Developers can deploy Aspects that serve only their projects to customize the protocol layer functionalities they need. For example, if a transaction could potentially lead to a large amount of funds being stolen, it could be intercepted in the Aspect.
Developers can also deploy public Aspects to encapsulate foundational functionalities that can be reused by multiple projects. For example, a certain Aspect implements specific algorithms and transaction types, making AA wallets more programmable and composable, and other developers can also enable this Aspect to utilize this underlying feature in their projects.
For Artela, our ideas have become increasingly firm along the way:
Allow developers to solve problems through Native Extension at the application layer without permission, rather than waiting for the core public chain team to encapsulate.

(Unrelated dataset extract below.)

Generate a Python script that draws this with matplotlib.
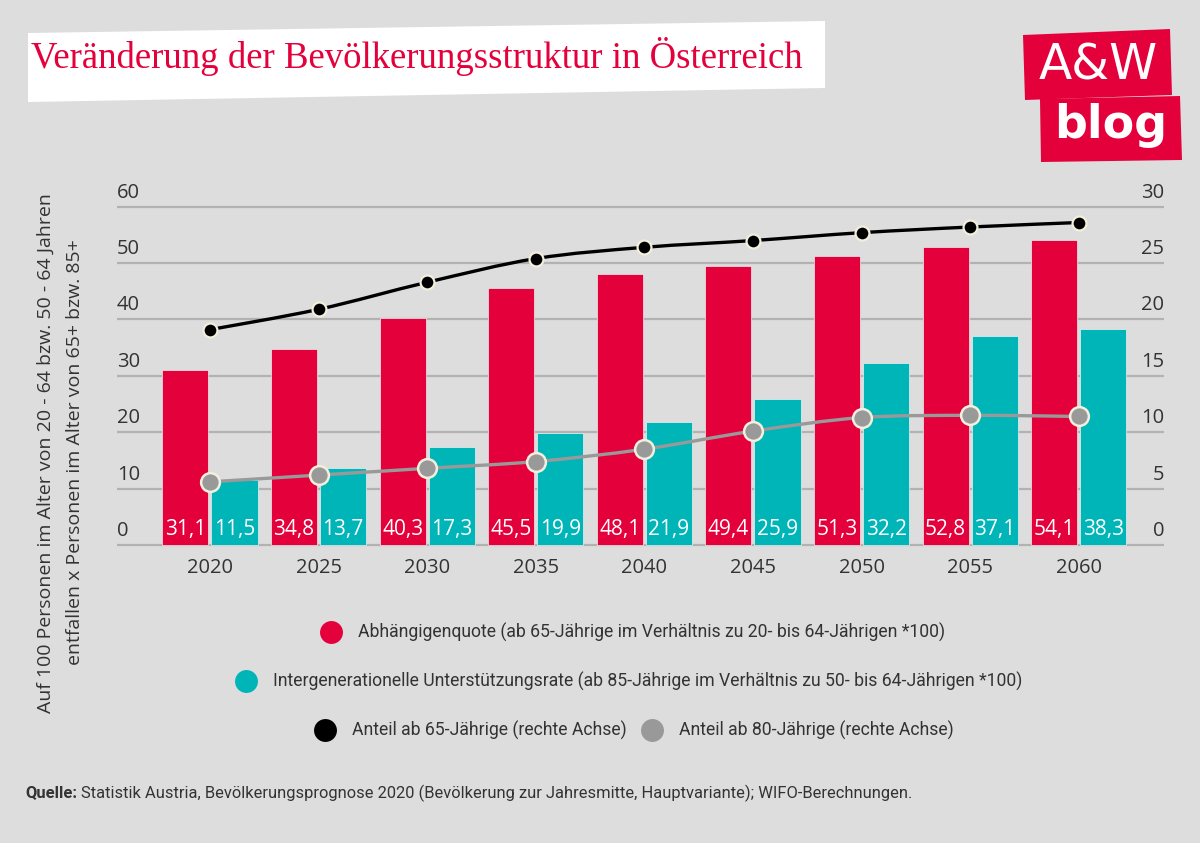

Enable large institutions and funds with Web2 backgrounds to stake on the blockchain (by introducing Web2-level runtime risk control enhancements).
Provide developers with a good ecological environment to break through boundaries (EVM may soon reach its ceiling, while EVM + Native Extension may have more potential).
Create an ideal home for dApps that want to migrate more business logic on-chain, such as full-chain games and RWA.
We can see that Ethereum is at a stage of figuring out how to "encapsulate" application features, and there is no plan to relieve their "encapsulation" pressure to return creativity to developers. For this group of potential next-generation innovators who dare to explore breakthroughs in decentralized applications, this situation is quite restrictive. On one hand, they need a robust decentralized network; on the other hand, they feel constrained. This is why we are committed to building a new L1 public chain based on the Native Extension paradigm, allowing infrastructure to embrace the pace of innovation.
Import Web2
Finally, I will conclude this article with these two words. Although at the code level, the decentralized Web3 stack and the Web2 stack represent completely different ways of thinking, it does not prevent us from seeking treasures in the library of Web2 in terms of design philosophy and development history. Keep building!